Why can I feel her pain? Because I was there.
And so were most (if not all) first time mothers.
We have lived that hell of arriving home with your new born. You are about 5km from that Linus blanket that is the nurses red button, and suddenly that sleepy little fresh smelling baby is screaming and you do not have a clue how to cope. You are hormonally overloaded, your body is exhausted and nothing is working like it says it will in the books.
Nothing.
She is trying to breastfeed and its fkn difficult and it is not working. But she has all this pressure that she must and she is weeping and wondering if it makes her a bad mother if she does not breastfeed!

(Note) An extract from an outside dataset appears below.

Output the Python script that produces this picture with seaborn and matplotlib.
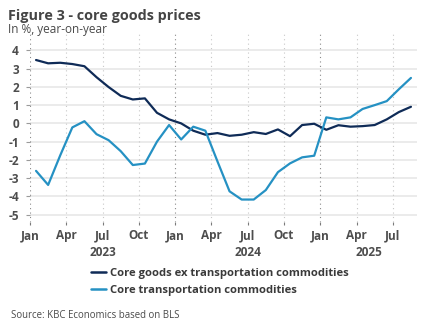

Oh my heavens, my heart bleeds for her. I wish I could tell her that it will be better tomorrow, but we all know that first 6 – 8 weeks is like a slow ride to Danté’s hell without coins to pay the ferryman to get out of it.
And then she says: “Why did no one tell me that it was going to be like this…?” with a sort of hysterical note in her voice.
I love this girl – I really do!!
The short answer is, no one tells you because no one listens.
Everyone thinks that they are going to have this miracle pregnancy and this “soft light and roses” birth, followed by the new little family skipping off into the sunset. It is all going to be heaven and soft milky baby burps from here on in.
As sorry as I do feel for her – and I do – part of me smiles – not because I am a mean person – and quite possibly because I am – but because sh&t we all go through this, and I remember it, not fondly, I just remember it.
<but I do hope for her that this 6 weeks passes quickly, she regains her sanity and that this is a small bump on her road with her new baby …. I really do>
Gawd help you if you try to tell a pregnant first time mom about the “big bad world” because she will raise her perfectly plucked eyebrow and place her left hand – so you can see the glint of her wedding ring – gently onto her perfect bump, and tell you in no uncertain terms that you are sorely mistaken, she has this under control.
And that is why when I see a really happy pregnant first time mom, I smile, take a really large sip of my Chenin Blanc, lean over and go: “So how’s it all going?” with a slightly evil glint in my eye.